Perhaps the notable feature of the ride was the passing of a brigade of negro troops.  The troops were lounging by the roadside, but seemed to know by instinct who was approaching.  They came rushing, and almost, to the horses feet, by hundreds, yelling, shouting, “Hurrah for the Liberator !” and were perfectly wild with excitement and delight.  It was a spontaneous outburst of genuine love and affection for the man they look upon as their “deliver[er] from bondage,” and their wild huzzas were perfectly deafening.  The President uncovered as he rode through their ranks, and bowed on every hand to his sable admirers.  The cavalcade arrived at headquarters about nine o’clock, took tea and chatted a short time when the visitors departed to their state rooms on the steamboat.

At  seven o’clock in the morning of June 22d Major General Butler [Benjamin F. Butler] and his staff proceeded on board the Baltimore and exchanged congratulations with the Chief Magistrate, who was accompanied by Mr. Assistant Secretary Fox, Mr. Assistant Secretary Charles A. Dana, General Barnard,¹ “Little Tad,” and his playmate, named Perry.  The exceeding cordiality that marked the entire interview between the President and the Major General commanding was especially noticeable.  It was frank and zestful, and carried the conviction that the two eminent men were in entire concord upon all public and social issues.  All being on board, and everything being ready, the Baltimore steamed up the James river to the fleet, where Admiral Lee2 and party were taken on.  The party then proceeded up the river to the monitor Onondaga, near Crow’s Nest, where the vessel was boarded and carefully inspected.

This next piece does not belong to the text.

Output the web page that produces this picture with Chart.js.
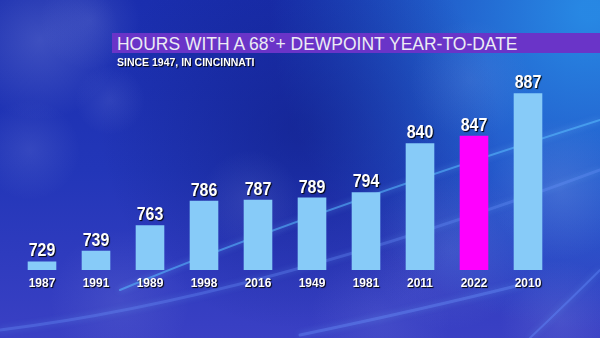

The entire party then went ashore, and mounting horses made a grand tour of the fortifications, the troops throughout cheering the President and General Butler alternately.

All this being over, the party proceeded to General Butler’s marquee, where an elegant and substantial lunch was supplied, of which all partook most heartily after the forenoon fatigue.

Shortly after two o’clock in the afternoon the President signified his intention of immediately returning to Washington.  Proceeding aboard the Greyhound, attended by Gen. Butler and staff, he joined the Baltimore and left this scene, after an uncommonly pleasant, satisfactory and instructive visit.

1.  John Gross Barnard (1815-1882) graduated from West Point in 1833 and was a career officer in the U.S. Army. He served in engineering capacities during the Mexican-American War, and as the Superintendent of the United States Military Academy (1855-1856). During Civil War he served as Chief Engineer of the Army of the Potomac (1861-1862), Chief Engineer of the Department of Washington (1861-1864), and as Chief Engineer of the armies in the field (1864-1865) on General Grant’s staff. Barnard served in the honor guard for President Lincoln’s funeral in April 1865. He also was a distinguished scientist, co-founding the U.S. National Academy of Sciences; mathematician; historian and author, writing several scientific/engineering works and Civil War history papers.
2.  Samuel Phillips Lee (1812-1897)—son-in-law of Francis P. Blair, brother-in-law of Montgomery Blair, and third cousin of Robert E. Lee—was a rear admiral in the U.S. Navy. During the Civil War he commanded the North Atlantic Blockading Squadron (1862-1864) and then the Mississippi River Squadron (October 1864-end of the War).